Ein weiterer Faktor, durch den die gefühlte Teuerung weit höher erscheint, war die eher bescheidene Lohnentwicklung. Der Tarifgehaltindex stieg in den letzten zehn Schillingjahren noch um insgesamt 31,6 Prozent. Nach der Einführung des Euro und aufgrund des zunehmenden Drucks internationaler Konkurrenz stiegen die Kollektivvertragsgehälter im Vergleichszeitraum von Anfang 2002 bis Ende 2011 nur noch um 25,3 Prozent.

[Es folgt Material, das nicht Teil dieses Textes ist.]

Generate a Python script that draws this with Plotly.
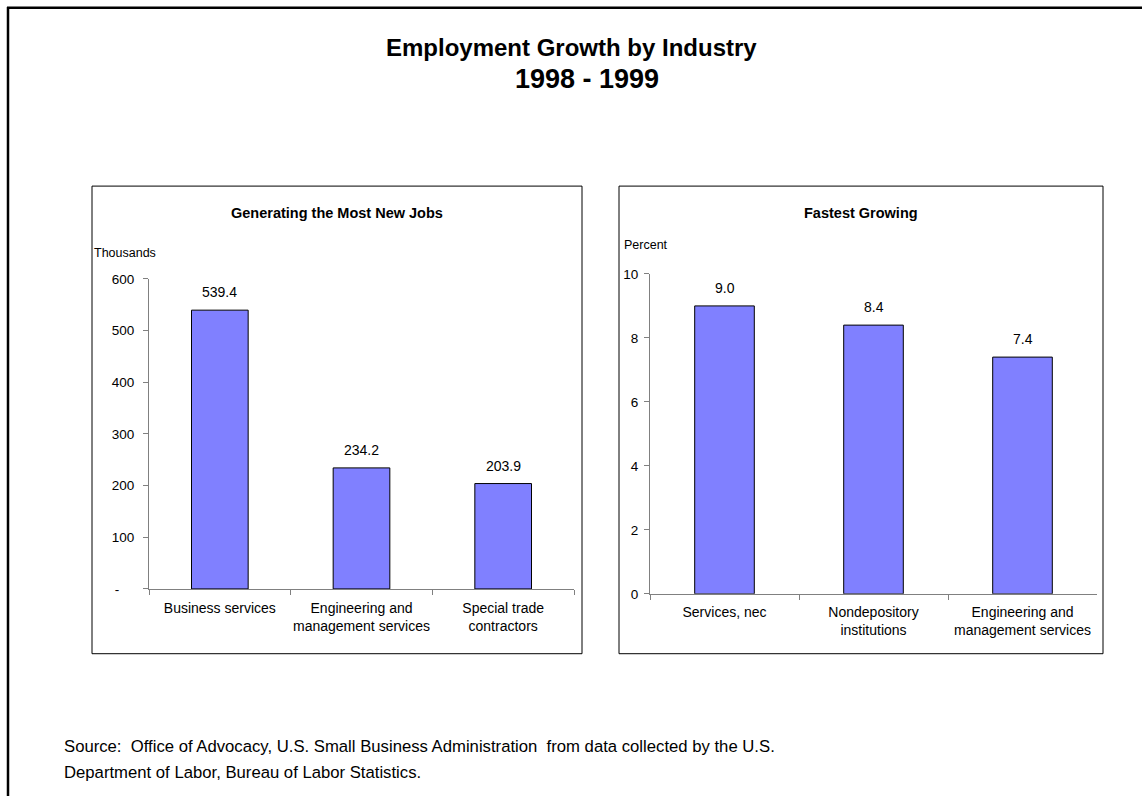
import plotly.graph_objects as go

# ---- data ----
jobs_categories = ["Business services", "Engineering and<br>management services", "Special trade<br>contractors"]
jobs_values = [539.4, 234.2, 203.9]
jobs_labels = ["539.4", "234.2", "203.9"]
jobs_tickvals = [0, 100, 200, 300, 400, 500, 600]
jobs_ticktext = ["-\u00a0\u00a0\u00a0\u00a0", "100", "200", "300", "400", "500", "600"]

growth_categories = ["Services, nec", "Nondepository<br>institutions", "Engineering and<br>management services"]
growth_values = [9.0, 8.4, 7.4]
growth_labels = ["9.0", "8.4", "7.4"]
growth_tickvals = [0, 2, 4, 6, 8, 10]

W, H = 1142, 804
FONT = "Liberation Sans, Arial, sans-serif"
BAR = "#8080FF"
AX = "#808080"

def px(x):
    return x / W

def py(y):
    return 1 - y / H

fig = go.Figure()
fig.add_trace(go.Bar(
    x=jobs_categories, y=jobs_values,
    marker=dict(color=BAR, line=dict(color="black", width=1)),
    width=0.4, xaxis="x", yaxis="y", hoverinfo="skip"))
fig.add_trace(go.Bar(
    x=growth_categories, y=growth_values,
    marker=dict(color=BAR, line=dict(color="black", width=1)),
    width=0.4, xaxis="x2", yaxis="y2", hoverinfo="skip"))

def axis_common(standoff, size):
    return dict(showgrid=False, zeroline=False, showline=True, linecolor=AX, linewidth=1,
                ticks="outside", tickcolor=AX, ticklen=5, tickwidth=1,
                ticklabelstandoff=standoff,
                tickfont=dict(size=size, color="black", family=FONT), fixedrange=True)

fig.update_layout(
    width=W, height=H, margin=dict(l=0, r=0, t=0, b=0),
    paper_bgcolor="white", plot_bgcolor="white", showlegend=False,
    font=dict(family=FONT, color="black"),
    xaxis=dict(domain=[px(149), px(574)], anchor="y", tickson="boundaries", tickangle=0,
               **axis_common(6, 14)),
    yaxis=dict(domain=[py(593), py(277)], anchor="x", range=[0, 600],
               tickvals=jobs_tickvals, ticktext=jobs_ticktext, **axis_common(6, 13.5)),
    xaxis2=dict(domain=[px(650), px(1097)], anchor="y2", tickson="boundaries", tickangle=0,
                **axis_common(5, 14)),
    yaxis2=dict(domain=[py(598), py(272)], anchor="x2", range=[0, 10],
                tickvals=growth_tickvals, **axis_common(3, 13.5)),
)

shapes = [
    # outer frame (left and top edges)
    dict(type="line", xref="paper", yref="paper", x0=px(8), x1=px(8), y0=py(0), y1=py(804),
         line=dict(color="black", width=2.5)),
    dict(type="line", xref="paper", yref="paper", x0=px(7), x1=px(1142), y0=py(0.8), y1=py(0.8),
         line=dict(color="black", width=2.5)),
    # panel boxes
    dict(type="rect", xref="paper", yref="paper", x0=px(92), x1=px(582), y0=py(659), y1=py(182.5),
         line=dict(color="black", width=1)),
    dict(type="rect", xref="paper", yref="paper", x0=px(619), x1=px(1103), y0=py(659), y1=py(182.5),
         line=dict(color="black", width=1)),
]
fig.update_layout(shapes=shapes)

ann = [
    dict(text="<b>Employment Growth by Industry</b>", x=px(571), y=py(41), font=dict(size=24)),
    dict(text="<b>1998 - 1999</b>", x=px(587), y=py(73.5), font=dict(size=27)),
    dict(text="<b>Generating the Most New Jobs</b>", x=px(337), y=py(210), font=dict(size=14.5)),
    dict(text="<b>Fastest Growing</b>", x=px(861), y=py(210), font=dict(size=14.5)),
    dict(text="Thousands", x=px(92), y=py(251), xanchor="left", font=dict(size=12.5)),
    dict(text="Percent", x=px(622), y=py(242.5), xanchor="left", font=dict(size=12.5)),
    dict(text="Source:\u00a0 Office of Advocacy, U.S. Small Business Administration\u00a0 from data collected by the U.S.",
         x=px(62), y=py(754), xanchor="left", font=dict(size=16.7)),
    dict(text="Department of Labor, Bureau of Labor Statistics.",
         x=px(62), y=py(780), xanchor="left", font=dict(size=16.7)),
]
for a in ann:
    a.setdefault("xanchor", "center")
    a.update(xref="paper", yref="paper", yanchor="middle", showarrow=False)
    a["font"] = dict(family=FONT, color="black", **a["font"])

# value labels above the bars, positioned by the data axes
for cats, vals, labs, xr, yr in [(jobs_categories, jobs_values, jobs_labels, "x", "y"),
                                 (growth_categories, growth_values, growth_labels, "x2", "y2")]:
    for c, v, t in zip(cats, vals, labs):
        ann.append(dict(text=t, x=c, y=v, xref=xr, yref=yr, xanchor="center", yanchor="bottom",
                        yshift=8, showarrow=False,
                        font=dict(family=FONT, color="black", size=14)))

fig.update_layout(annotations=ann)

fig.write_html("out.html")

Die verbreitete Ansicht, auch von Wirtschaftsexperten, wonach der Euro das Wachstum deutlich stimuliert hat, kann mit statistischen Zahlen nicht belegt werden. Das durchschnittliche jährliche Wachstum betrug in den letzten zehn Schilling-Jahren noch 2,4 Prozent. Unter dem Euro schrumpfte es auf durchschnittlich 1,8 Prozent zusammen. Mitverantwortlich war die angespannte Lage nach der Finanzkrise von 2008.

Positiv hat sich der Euro jedoch auf die Exportwirtschaft und damit auch auf die Leistungsbilanz ausgewirkt. Das Wegfallen des Wechselkursrisikos hat den europäischen Handel für heimische Unternehmen deutlich vergünstigt. Seit Einführung des Euro erhöhten sich die Ausfuhren von Waren und Dienstleistungen laut Oesterreichischer Nationalbank von 40 auf 60 Prozent der heimischen Wirtschaftsleistung.

Mit dem Exportboom sind auch zahlreiche neue Arbeitsplätze entstanden. Seit der Eurobargeldeinführung 2002 stieg die Zahl der Erwerbstätigen in Österreich um insgesamt 438.000 Personen.